Saturday, 19 May 2012


There are at least four levels of fiction:

(i) acknowledged fiction, requiring willing suspension of disbelief;
(ii) private imaginings and fantasies;
(iii) religious "higher fictions", requiring willing belief; (1)
(iv) everyday social fictions, including names, money, laws, rights etc.

I know my name because I remember that I have always been addressed by a particular sound which could have been different. Thus, the sound is arbitrary although I unconsciously identify with it.

It is notorious that, if everyone tried to take their money out of the bank simultaneously, there would not be enough. A bank balance is as fictitious as a comic strip. However, it does regulate real interactions between people called, eg, investors, employees and consumers. Marvel invests in a Thor film and I pay to see it. Thus, the investors control what a lot of people do and the consumers enjoy particular experiences. Hopefully, the production, presentation and appreciation of art including drama will in future be organised in ways that do not involve the problems generated by the fiction of money.

I have pension rights only because and as long as a lot of people agree that I have.
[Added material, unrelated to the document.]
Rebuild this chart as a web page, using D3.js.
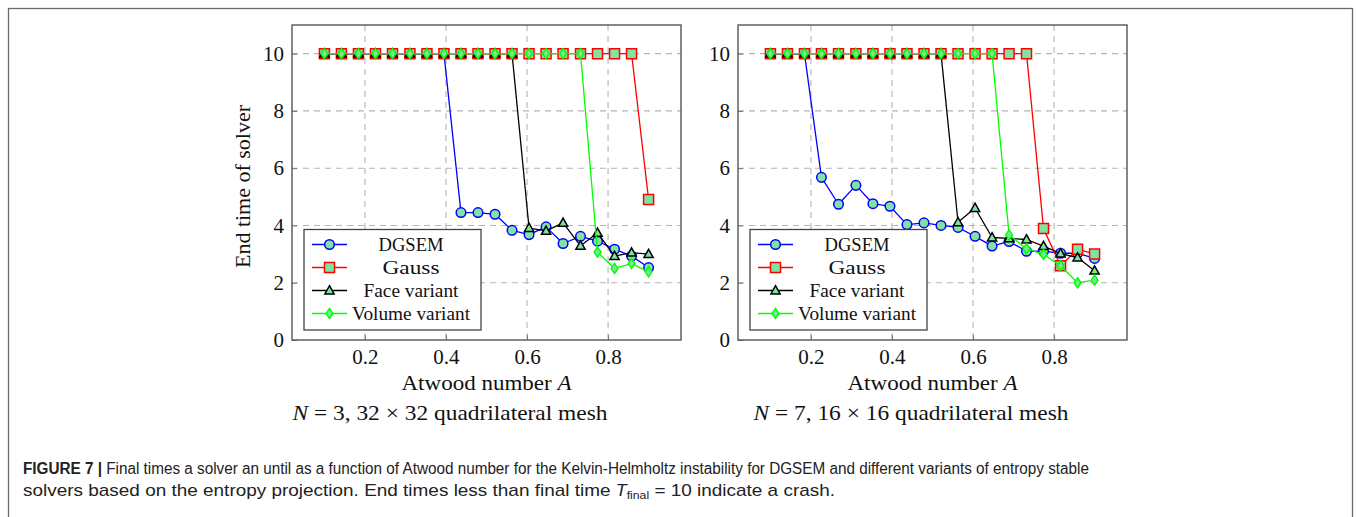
<!DOCTYPE html>
<meta charset="utf-8">
<script src="https://d3js.org/d3.v7.min.js"></script>
<style>
  body { margin: 0; background: #fff; }
  text { font-family: "Liberation Serif", serif; fill: #111; }
  .cap { font-family: "Liberation Sans", Arial, sans-serif; font-size: 16px; fill: #222; }
</style>
<div id="my_dataviz"></div>
<script>

// Atwood numbers (same for both panels)
var atwood = [0.100, 0.142, 0.184, 0.226, 0.268, 0.311, 0.353, 0.395, 0.437, 0.479,
              0.521, 0.563, 0.605, 0.647, 0.689, 0.732, 0.774, 0.816, 0.858, 0.900];

// left panel: N = 3, 32 x 32 mesh
var left_dgsem  = [10, 10, 10, 10, 10, 10, 10, 10, 4.45, 4.45, 4.39, 3.83, 3.68, 3.95, 3.37, 3.62, 3.45, 3.17, 2.93, 2.53];
var left_gauss  = [10, 10, 10, 10, 10, 10, 10, 10, 10, 10, 10, 10, 10, 10, 10, 10, 10, 10, 10, 4.91];
var left_face   = [10, 10, 10, 10, 10, 10, 10, 10, 10, 10, 10, 10, 3.91, 3.81, 4.09, 3.29, 3.74, 2.93, 3.05, 3.00];
var left_volume = [10, 10, 10, 10, 10, 10, 10, 10, 10, 10, 10, 10, 10, 10, 10, 10, 3.07, 2.50, 2.67, 2.38];

// right panel: N = 7, 16 x 16 mesh
var right_dgsem  = [10, 10, 10, 5.68, 4.74, 5.40, 4.76, 4.67, 4.03, 4.09, 4.00, 3.93, 3.62, 3.28, 3.44, 3.10, 3.10, 3.03, 3.03, 2.85];
var right_gauss  = [10, 10, 10, 10, 10, 10, 10, 10, 10, 10, 10, 10, 10, 10, 10, 10, 3.89, 2.59, 3.17, 3.00];
var right_face   = [10, 10, 10, 10, 10, 10, 10, 10, 10, 10, 10, 4.11, 4.61, 3.58, 3.55, 3.51, 3.28, 3.02, 2.88, 2.42];
var right_volume = [10, 10, 10, 10, 10, 10, 10, 10, 10, 10, 10, 10, 10, 10, 3.67, 3.19, 2.99, 2.59, 2.00, 2.09];

var xTicks = [0.2, 0.4, 0.6, 0.8];
var yTicks = [0, 2, 4, 6, 8, 10];
var seriesNames = ["DGSEM", "Gauss", "Face variant", "Volume variant"];
var seriesColors = ["#0000ff", "#ff0000", "#000000", "#00ff00"];
var markFill = "#80e3a3";

var W = 1356, H = 517;

var svg = d3.select("#my_dataviz")
  .append("svg")
    .attr("width", W)
    .attr("height", H);

svg.append("rect").attr("width", W).attr("height", H).attr("fill", "#fff");

// outer figure frame (bottom edge falls outside the picture)
svg.append("rect")
    .attr("x", 8.5).attr("y", 8.5)
    .attr("width", 1344).attr("height", 530)
    .attr("fill", "none")
    .attr("stroke", "#6a6a6a")
    .attr("stroke-width", 1.3);

// marker shapes
var markPath = [
  d3.symbol().type(d3.symbolCircle).size(72)(),
  "M-5,-5H5V5H-5Z",
  "M0,-4.8L4.6,3.4L-4.6,3.4Z",
  "M0,-5L3.4,0L0,5L-3.4,0Z"
];
// widths of the legend labels in the reference
var legendWidths = [65, 57, 95, 118];

function drawPanel(left, series, caption, showYLabel) {
  var top = 25, bottom = 340, right = left + 389;

  var x = d3.scaleLinear().domain([0.02, 0.98]).range([left, right]);
  var y = d3.scaleLinear().domain([0, 11]).range([bottom, top]);

  var g = svg.append("g");

  // dashed grid
  g.append("g").selectAll("line").data(xTicks).enter().append("line")
      .attr("x1", function (d) { return x(d); }).attr("x2", function (d) { return x(d); })
      .attr("y1", top).attr("y2", bottom)
      .attr("stroke", "#b4b4b4").attr("stroke-width", 1.1)
      .attr("stroke-dasharray", "6,5");
  g.append("g").selectAll("line").data(yTicks.slice(1)).enter().append("line")
      .attr("x1", left).attr("x2", right)
      .attr("y1", function (d) { return y(d); }).attr("y2", function (d) { return y(d); })
      .attr("stroke", "#b4b4b4").attr("stroke-width", 1.1)
      .attr("stroke-dasharray", "6,5");

  // axes with inward ticks
  var ax = g.append("g")
    .attr("transform", "translate(0," + bottom + ")")
    .call(d3.axisBottom(x).tickValues(xTicks).tickSize(-5).tickPadding(9).tickFormat(d3.format(".1f")));
  var ay = g.append("g")
    .attr("transform", "translate(" + left + ",0)")
    .call(d3.axisLeft(y).tickValues(yTicks).tickSize(-5).tickPadding(8).tickFormat(d3.format("d")));
  [ax, ay].forEach(function (a) {
    a.select(".domain").remove();
    a.selectAll(".tick line").attr("stroke", "#777").attr("stroke-width", 1);
    a.selectAll(".tick text")
      .attr("fill", "#111")
      .style("font-family", "Liberation Serif, serif")
      .style("font-size", "21px");
  });
  ax.selectAll(".tick text").attr("dy", "0.71em");

  // lines and markers
  series.forEach(function (vals, s) {
    var pts = atwood.map(function (a, i) { return [a, vals[i]]; });
    g.append("path")
      .datum(pts)
      .attr("fill", "none")
      .attr("stroke", seriesColors[s])
      .attr("stroke-width", 1.3)
      .attr("stroke-linejoin", "round")
      .attr("d", d3.line()
        .x(function (d) { return x(d[0]); })
        .y(function (d) { return y(d[1]); }));
    g.append("g").selectAll("path").data(pts).enter().append("path")
      .attr("transform", function (d) { return "translate(" + x(d[0]) + "," + y(d[1]) + ")"; })
      .attr("d", markPath[s])
      .attr("fill", markFill)
      .attr("stroke", seriesColors[s])
      .attr("stroke-width", 1.5);
  });

  // axis frame
  g.append("rect")
    .attr("x", left).attr("y", top)
    .attr("width", right - left).attr("height", bottom - top)
    .attr("fill", "none")
    .attr("stroke", "#555")
    .attr("stroke-width", 1.4);

  // legend
  var lx = left + 12, ly = 229.5, lw = 177, lh = 100.5;
  var leg = g.append("g");
  leg.append("rect")
    .attr("x", lx).attr("y", ly).attr("width", lw).attr("height", lh)
    .attr("fill", "#fff").attr("stroke", "#444").attr("stroke-width", 1.3);
  seriesNames.forEach(function (name, s) {
    var yy = ly + 15 + s * 23;
    leg.append("line")
      .attr("x1", lx + 8).attr("x2", lx + 43)
      .attr("y1", yy).attr("y2", yy)
      .attr("stroke", seriesColors[s]).attr("stroke-width", 1.3);
    leg.append("path")
      .attr("transform", "translate(" + (lx + 25.5) + "," + yy + ")")
      .attr("d", markPath[s])
      .attr("fill", markFill)
      .attr("stroke", seriesColors[s])
      .attr("stroke-width", 1.5);
    leg.append("text")
      .attr("x", lx + 107 - legendWidths[s] / 2).attr("y", yy + 6)
      .attr("textLength", legendWidths[s])
      .attr("lengthAdjust", "spacingAndGlyphs")
      .style("font-size", "18.5px")
      .text(name);
  });

  // x label
  var cx = (left + right) / 2;
  var xl = g.append("text")
    .attr("x", cx - 85).attr("y", 390)
    .attr("textLength", 170).attr("lengthAdjust", "spacingAndGlyphs")
    .style("font-size", "21px");
  xl.append("tspan").text("Atwood number ");
  xl.append("tspan").style("font-style", "italic").text("A");

  // y label
  if (showYLabel) {
    g.append("text")
      .attr("transform", "translate(250," + ((top + bottom) / 2 + 4) + ") rotate(-90)")
      .attr("x", -81.5)
      .attr("textLength", 163).attr("lengthAdjust", "spacingAndGlyphs")
      .style("font-size", "21px")
      .text("End time of solver");
  }

  // sub caption
  var sc = g.append("text")
    .attr("x", caption.x - 157.5).attr("y", 420)
    .attr("textLength", 315).attr("lengthAdjust", "spacingAndGlyphs")
    .style("font-size", "21px");
  sc.append("tspan").style("font-style", "italic").text("N");
  sc.append("tspan").text(" = " + caption.n + ", " + caption.m + " \u00d7 " + caption.m + " quadrilateral mesh");
}

drawPanel(292, [left_dgsem, left_gauss, left_face, left_volume], {x: 450, n: 3, m: 32}, true);
drawPanel(738, [right_dgsem, right_gauss, right_face, right_volume], {x: 911, n: 7, m: 16}, false);

// figure caption
var c1 = svg.append("text").attr("class", "cap")
  .attr("x", 23).attr("y", 474)
  .attr("textLength", 1066).attr("lengthAdjust", "spacingAndGlyphs");
c1.append("tspan").style("font-weight", "bold").text("FIGURE 7 | ");
c1.append("tspan").text("Final times a solver an until as a function of Atwood number for the Kelvin-Helmholtz instability for DGSEM and different variants of entropy stable");

var c2 = svg.append("text").attr("class", "cap")
  .attr("x", 23).attr("y", 496)
  .attr("textLength", 812).attr("lengthAdjust", "spacingAndGlyphs");
c2.append("tspan").text("solvers based on the entropy projection. End times less than final time ");
c2.append("tspan").style("font-style", "italic").text("T");
c2.append("tspan").attr("dy", 3).style("font-size", "11px").text("final");
c2.append("tspan").attr("dy", -3).style("font-size", "17px").text(" = 10 indicate a crash.");
c2.select("tspan").style("font-size", "17px");

</script>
We generate a social realm of laws and rights just as a theatre company generates the dramatic realm of Elsinore. The natural realm includes the laws of gravity and motion but no laws protecting rights or property. We live in the natural realm, imagine other realms, then live in them. We are amino acids with imagination. (2)  Catholics live not only in secular history but also in a "history of salvation". Having been brought up with Catholic morality, I now think that, if I imagine a sexual partner, then I engage in essentially the same fiction-building exercise as peasants visualising the Virgin. 

Some of us need to return to Pagan routes in order to come forward into...I suggest, Buddhist meditation and Marxist politics. Pagan and Buddhist myths can be acknowledged as meaningful stories. An Ysan character in The King of Ys: Roma Mater by Poul and Karen Anderson says, " not take ancestral myths for literal truth, as if we were Christians. They are symbols." (3)

As Indian philosophers say, we need to discriminate between the real and the unreal. We also need to recognise and value fiction and there may be a lot more of it than we realise. When someone spins a yarn not to deceive but to entertain, is this a fiction or a lie? When I am asked, "And you believed him?", I feel not that I have been lied to but that I have been stupid, have failed to discriminate between real and unreal.

(1) Alan Moore in conversation.
(2) Alan Moore in Promethea.
(3) Anderson, Poul and Karen, The King of Ys: Roma Mater, London, 1988, p. 326.